«Из крана уборной еле каплет вода. Замятин, – пишет Чуковский, – предлагает обратиться к урологу Грачеву, чтобы тот отремонтировал кран»[362]
. Неискушенный читатель будет недоумевать: почему писатель предлагает обратиться к урологу, когда нужен сантехник? Но он, видимо, никогда не вращался в писательской среде, циничной, насмешливой, погруженной с самозабвением в свои метафоры, выверты, мистификации и шутки! Аналогия с урологией здесь очевидна: кран почти не писает – помощь уролога просто необходима! За сценой слов – скабрезные смыслы, «мочеполовые», как та самая брошюра о Достоевском, о которой пишет здесь Чуковский. Коктебельские зарисовки – удача Чуковского как писателя. Атмосфера писательского быта передана ой как выпукло. «Океанического» космического мироощущения, которое трудно не испытать у подножия встающего из морских глубин потухшего вулкана, мы не найдем здесь и следа. Зато человеческий мир писатель схватывает зорко и метко. В нем и только в нем весь интерес его души и ума. Коктебельский сезон под его пером – это флирты и «амуры». Героем их выступает Евгений Замятин. Однако о своих «амурчиках» у автора дневника ни слова. Но, вернувшись домой, он пишет о «замаливании грехов крымских» в семейном скиту[363].А вот картина отъезда с писательской «тусовки»: «Нужно описать, как уезжали из Коктебеля мы с Замятиным. Он достал длинную линейку. Макс устроил торжественные проводы, которые длились часов пять и вконец утомили нас. На башне был поднят флаг. Целовались мы без конца»[364]
. Читатель недоумевает – почему проводы двух писателей нужно «описывать», что в этом интересного? Поднятый над башней волошинского дома флаг? Ну и что? Разве Макс Волошин мог иначе провожать своих гостей? В чем здесь «изюминка»? Флаг, поцелуи, длиннота «линейки», то есть телеги для отправки «отъезжантов» в Феодосию? Все ведь банально, рутинно, в духе волошинско-коктебельского времяпрепровождения. То, что тронуло душу писателя, заставив его скомандовать себе «нужно описать», он до читателя так и не донес. Количественные показатели отъезда (пять часов прощания, длиннота линейки, бесконечные поцелуи) слишком слабы по части художественной ценности. Ресурса экспрессии в них маловато, чтобы захватить читателя.

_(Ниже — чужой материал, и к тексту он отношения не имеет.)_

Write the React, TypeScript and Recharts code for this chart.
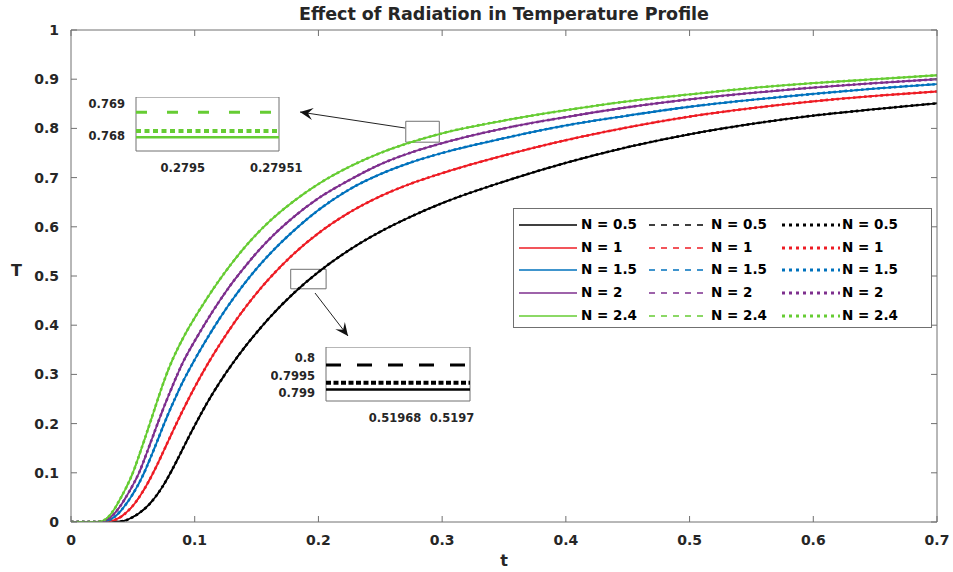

А качества расставанья, увы, Чуковский не показал. Получилось скучновато: писателю, даже хорошему, чуткому и работящему, не всегда все удается.Писатель начинается с зуда писать.
Каково его происхождение, почему зуд такой возникает? Однозначного ответа, видимо, не существует. В сущности слова живет его таинственная близость к славе. Когда этот зуд всерьез захватывает человека, тогда возникает мотивация славой. Гениальное перо, Иван Бунин, завидует славе Леонида Андреева. Бунинские стихотворения, изданные книгой, дружными нераспечатанными пачками заменяют стулья в редакциях: их не читают. Сидя на них, редакторская публика распивает чаи. Нет капризнее особы, чем читательская слава. Как, почему на Ахматову (А. Ф. Кони ее упрямо называл Лохматовой) вдруг обрушился такой шквал славы: мол, она «одна в русской литературе замещает собой и Горького, и Льва Толстого, и Леонида Андреева (по славе)»[365]? Напрашиваются разные соображения. Главное – попадание в «струю». Эпоха НЭП. Только что отгремели выстрелы по Кронштадту. Накал антибольшевистских настроений велик как никогда. Расстрелян Гумилев, всем известно, что он был супругом Ахматовой и отцом ее сына. С приходом НЭП советизируемая публика бросилась во все тяжкие – в любовные приключения, в балы-танцы, наряды и пикники. Чуковскому удается ярко обрисовать этот поворот истории, столь понятный после войн, революций, холода и голода. Людям ужасно захотелось домашней камерной жизни, ее банальностей, интима. А тут как тут стихи Ахматовой – ясные, простые, далекие от вывертов декадентов, от поднадоевшего символизма и громогласной революционности футуризма. Все возжаждали прелестей быта, уюта и, главное, любви, любви, даже страстей.